## begin

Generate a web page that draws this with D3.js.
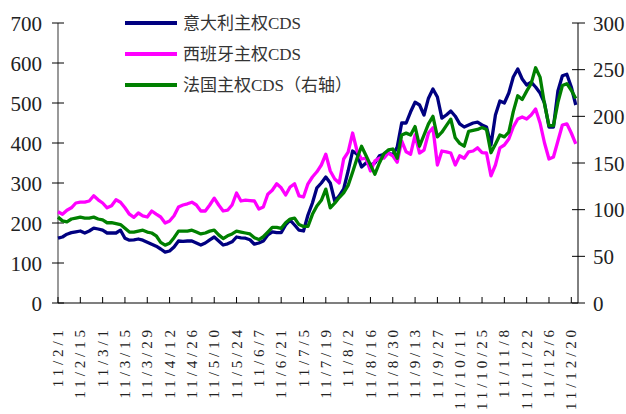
<!DOCTYPE html>
<html><head><meta charset="utf-8">
<script src="https://cdn.jsdelivr.net/npm/d3@7"></script>
<style>
html,body{margin:0;padding:0;background:#fff;}
svg{display:block;}
</style></head>
<body>
<svg id="chart" width="626" height="414"></svg>
<script>
// tick labels (every 10 business days)
const tickLabels = ["11/2/1","11/2/15","11/3/1","11/3/15","11/3/29","11/4/12","11/4/26","11/5/10","11/5/24","11/6/7","11/6/21","11/7/5","11/7/19","11/8/2","11/8/16","11/8/30","11/9/13","11/9/27","11/10/11","11/10/25","11/11/8","11/11/22","11/12/6","11/12/20"];
const leftTicks = [0,100,200,300,400,500,600,700];
const rightTicks = [0,50,100,150,200,250,300];
const seriesNames = ["意大利主权CDS","西班牙主权CDS","法国主权CDS（右轴）"];
// values sampled every 2 business days from 2011/2/1
const italy = [162,165,172,176,178,180,175,180,187,185, 182,175,175,175,182,162,157,158,160,157, 152,147,142,135,127,130,140,155,154,155, 155,150,145,150,158,165,155,145,148,153, 165,163,162,158,147,150,155,170,178,176, 176,195,207,195,182,180,220,250,288,300, 315,300,255,268,285,330,380,372,340,350, 345,350,368,372,376,370,390,450,450,478, 502,495,470,512,535,515,462,470,480,467, 448,440,445,450,452,445,440,395,470,505, 500,525,565,585,560,545,552,540,525,500, 440,440,530,568,572,540, 495];
const spain = [228,222,232,238,250,252,252,255,268,258, 250,238,243,258,252,238,222,214,225,218, 215,230,222,215,200,205,218,240,245,248, 252,245,230,230,245,262,245,230,232,245, 275,255,257,256,255,235,240,272,282,298, 288,270,290,298,268,265,298,315,328,345, 372,330,310,300,360,377,425,380,360,362, 330,355,362,362,375,368,352,405,378,372, 420,375,382,425,438,345,380,378,375,345, 368,362,378,380,388,376,375,318,345,388, 395,410,440,460,465,460,470,485,450,400, 360,365,405,445,448,425, 398];
const france = [92,88,87,90,91,92,91,91,92,90, 89,86,86,85,84,80,76,76,77,78, 76,75,72,65,62,64,70,77,77,77, 78,76,74,75,77,78,73,69,72,74, 77,76,75,74,70,68,71,76,81,81, 80,86,90,91,84,82,82,95,104,110, 122,102,107,113,118,126,140,155,168,158, 148,138,150,160,164,165,155,180,182,180, 189,168,180,192,200,178,183,190,197,177, 171,168,184,185,186,188,186,161,170,180, 178,183,205,222,218,227,235,252,242,213, 190,190,215,233,235,228, 219];
const colors = ["#000080","#ff00ff","#008000"];
const dayStep = 2, tickEvery = 10, lastDay = 233;

const svg = d3.select("#chart");
const x = d3.scaleLinear().domain([0,lastDay]).range([58,578]);
const yL = d3.scaleLinear().domain([0,700]).range([303,23]);
const yR = d3.scaleLinear().domain([0,300]).range([303,23]);

const numFont = "'Liberation Serif', 'Times New Roman', serif";

// left axis
svg.append("line").attr("x1",58).attr("x2",58).attr("y1",yL(700)).attr("y2",303)
  .attr("stroke","#808080").attr("stroke-width",1.6);
leftTicks.forEach(v=>{
  svg.append("line").attr("x1",52).attr("x2",64).attr("y1",yL(v)).attr("y2",yL(v)).attr("stroke","#000").attr("stroke-width",1);
  svg.append("text").attr("x",42).attr("y",yL(v)).attr("dy","0.36em").attr("text-anchor","end")
    .attr("font-family",numFont).attr("font-size",21).attr("fill","#222").text(v);
});
// right axis
svg.append("line").attr("x1",578).attr("x2",578).attr("y1",yR(300)).attr("y2",303)
  .attr("stroke","#000").attr("stroke-width",1);
rightTicks.forEach(v=>{
  svg.append("line").attr("x1",572).attr("x2",585).attr("y1",yR(v)).attr("y2",yR(v)).attr("stroke","#000").attr("stroke-width",1);
  svg.append("text").attr("x",593).attr("y",yR(v)).attr("dy","0.36em").attr("text-anchor","start")
    .attr("font-family",numFont).attr("font-size",21).attr("fill","#222").text(v);
});
// bottom axis
svg.append("line").attr("x1",58).attr("x2",578).attr("y1",303).attr("y2",303).attr("stroke","#000").attr("stroke-width",1.2);
tickLabels.forEach((lab,i)=>{
  const xx = x(i*tickEvery);
  svg.append("line").attr("x1",xx).attr("x2",xx).attr("y1",297).attr("y2",303).attr("stroke","#000").attr("stroke-width",1);
  svg.append("text").attr("transform",`translate(${xx},${326}) rotate(-90)`)
    .attr("dy","0.34em").attr("text-anchor","end")
    .attr("font-family",numFont).attr("font-size",15)
    .attr("letter-spacing","3.9px").attr("fill","#222").text(lab);
});

// series
const mk = (ys)=> d3.line().x((d,i)=>x(i*dayStep)).y(d=>ys(d));
[[italy,yL],[spain,yL],[france,yR]].forEach(([arr,ys],si)=>{
  svg.append("path").datum(arr).attr("d",mk(ys))
    .attr("fill","none").attr("stroke",colors[si]).attr("stroke-width",3.3)
    .attr("stroke-linejoin","round");
});

// legend
seriesNames.forEach((n,i)=>{
  const yy = 23 + i*31;
  svg.append("line").attr("x1",125).attr("x2",177).attr("y1",yy).attr("y2",yy)
    .attr("stroke",colors[i]).attr("stroke-width",4);
  svg.append("text").attr("x",183).attr("y",yy).attr("dy","0.36em")
    .attr("font-family","'Liberation Serif', 'Noto Sans CJK SC', serif").attr("font-size",17)
    .attr("fill","#333").text(n);
});
</script>
</body></html>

## end

• _INSTRUCTIONS TO FOLLOW_
Quote the data above in full and without alteration; skip the pictures.

• _RESULT BELOW_
Generate a web page that draws this with D3.js.
<!DOCTYPE html>
<html><head><meta charset="utf-8">
<script src="https://cdn.jsdelivr.net/npm/d3@7"></script>
<style>
html,body{margin:0;padding:0;background:#fff;}
svg{display:block;}
</style></head>
<body>
<svg id="chart" width="626" height="414"></svg>
<script>
// tick labels (every 10 business days)
const tickLabels = ["11/2/1","11/2/15","11/3/1","11/3/15","11/3/29","11/4/12","11/4/26","11/5/10","11/5/24","11/6/7","11/6/21","11/7/5","11/7/19","11/8/2","11/8/16","11/8/30","11/9/13","11/9/27","11/10/11","11/10/25","11/11/8","11/11/22","11/12/6","11/12/20"];
const leftTicks = [0,100,200,300,400,500,600,700];
const rightTicks = [0,50,100,150,200,250,300];
const seriesNames = ["意大利主权CDS","西班牙主权CDS","法国主权CDS（右轴）"];
// values sampled every 2 business days from 2011/2/1
const italy = [162,165,172,176,178,180,175,180,187,185, 182,175,175,175,182,162,157,158,160,157, 152,147,142,135,127,130,140,155,154,155, 155,150,145,150,158,165,155,145,148,153, 165,163,162,158,147,150,155,170,178,176, 176,195,207,195,182,180,220,250,288,300, 315,300,255,268,285,330,380,372,340,350, 345,350,368,372,376,370,390,450,450,478, 502,495,470,512,535,515,462,470,480,467, 448,440,445,450,452,445,440,395,470,505, 500,525,565,585,560,545,552,540,525,500, 440,440,530,568,572,540, 495];
const spain = [228,222,232,238,250,252,252,255,268,258, 250,238,243,258,252,238,222,214,225,218, 215,230,222,215,200,205,218,240,245,248, 252,245,230,230,245,262,245,230,232,245, 275,255,257,256,255,235,240,272,282,298, 288,270,290,298,268,265,298,315,328,345, 372,330,310,300,360,377,425,380,360,362, 330,355,362,362,375,368,352,405,378,372, 420,375,382,425,438,345,380,378,375,345, 368,362,378,380,388,376,375,318,345,388, 395,410,440,460,465,460,470,485,450,400, 360,365,405,445,448,425, 398];
const france = [92,88,87,90,91,92,91,91,92,90, 89,86,86,85,84,80,76,76,77,78, 76,75,72,65,62,64,70,77,77,77, 78,76,74,75,77,78,73,69,72,74, 77,76,75,74,70,68,71,76,81,81, 80,86,90,91,84,82,82,95,104,110, 122,102,107,113,118,126,140,155,168,158, 148,138,150,160,164,165,155,180,182,180, 189,168,180,192,200,178,183,190,197,177, 171,168,184,185,186,188,186,161,170,180, 178,183,205,222,218,227,235,252,242,213, 190,190,215,233,235,228, 219];
const colors = ["#000080","#ff00ff","#008000"];
const dayStep = 2, tickEvery = 10, lastDay = 233;

const svg = d3.select("#chart");
const x = d3.scaleLinear().domain([0,lastDay]).range([58,578]);
const yL = d3.scaleLinear().domain([0,700]).range([303,23]);
const yR = d3.scaleLinear().domain([0,300]).range([303,23]);

const numFont = "'Liberation Serif', 'Times New Roman', serif";

// left axis
svg.append("line").attr("x1",58).attr("x2",58).attr("y1",yL(700)).attr("y2",303)
  .attr("stroke","#808080").attr("stroke-width",1.6);
leftTicks.forEach(v=>{
  svg.append("line").attr("x1",52).attr("x2",64).attr("y1",yL(v)).attr("y2",yL(v)).attr("stroke","#000").attr("stroke-width",1);
  svg.append("text").attr("x",42).attr("y",yL(v)).attr("dy","0.36em").attr("text-anchor","end")
    .attr("font-family",numFont).attr("font-size",21).attr("fill","#222").text(v);
});
// right axis
svg.append("line").attr("x1",578).attr("x2",578).attr("y1",yR(300)).attr("y2",303)
  .attr("stroke","#000").attr("stroke-width",1);
rightTicks.forEach(v=>{
  svg.append("line").attr("x1",572).attr("x2",585).attr("y1",yR(v)).attr("y2",yR(v)).attr("stroke","#000").attr("stroke-width",1);
  svg.append("text").attr("x",593).attr("y",yR(v)).attr("dy","0.36em").attr("text-anchor","start")
    .attr("font-family",numFont).attr("font-size",21).attr("fill","#222").text(v);
});
// bottom axis
svg.append("line").attr("x1",58).attr("x2",578).attr("y1",303).attr("y2",303).attr("stroke","#000").attr("stroke-width",1.2);
tickLabels.forEach((lab,i)=>{
  const xx = x(i*tickEvery);
  svg.append("line").attr("x1",xx).attr("x2",xx).attr("y1",297).attr("y2",303).attr("stroke","#000").attr("stroke-width",1);
  svg.append("text").attr("transform",`translate(${xx},${326}) rotate(-90)`)
    .attr("dy","0.34em").attr("text-anchor","end")
    .attr("font-family",numFont).attr("font-size",15)
    .attr("letter-spacing","3.9px").attr("fill","#222").text(lab);
});

// series
const mk = (ys)=> d3.line().x((d,i)=>x(i*dayStep)).y(d=>ys(d));
[[italy,yL],[spain,yL],[france,yR]].forEach(([arr,ys],si)=>{
  svg.append("path").datum(arr).attr("d",mk(ys))
    .attr("fill","none").attr("stroke",colors[si]).attr("stroke-width",3.3)
    .attr("stroke-linejoin","round");
});

// legend
seriesNames.forEach((n,i)=>{
  const yy = 23 + i*31;
  svg.append("line").attr("x1",125).attr("x2",177).attr("y1",yy).attr("y2",yy)
    .attr("stroke",colors[i]).attr("stroke-width",4);
  svg.append("text").attr("x",183).attr("y",yy).attr("dy","0.36em")
    .attr("font-family","'Liberation Serif', 'Noto Sans CJK SC', serif").attr("font-size",17)
    .attr("fill","#333").text(n);
});
</script>
</body></html>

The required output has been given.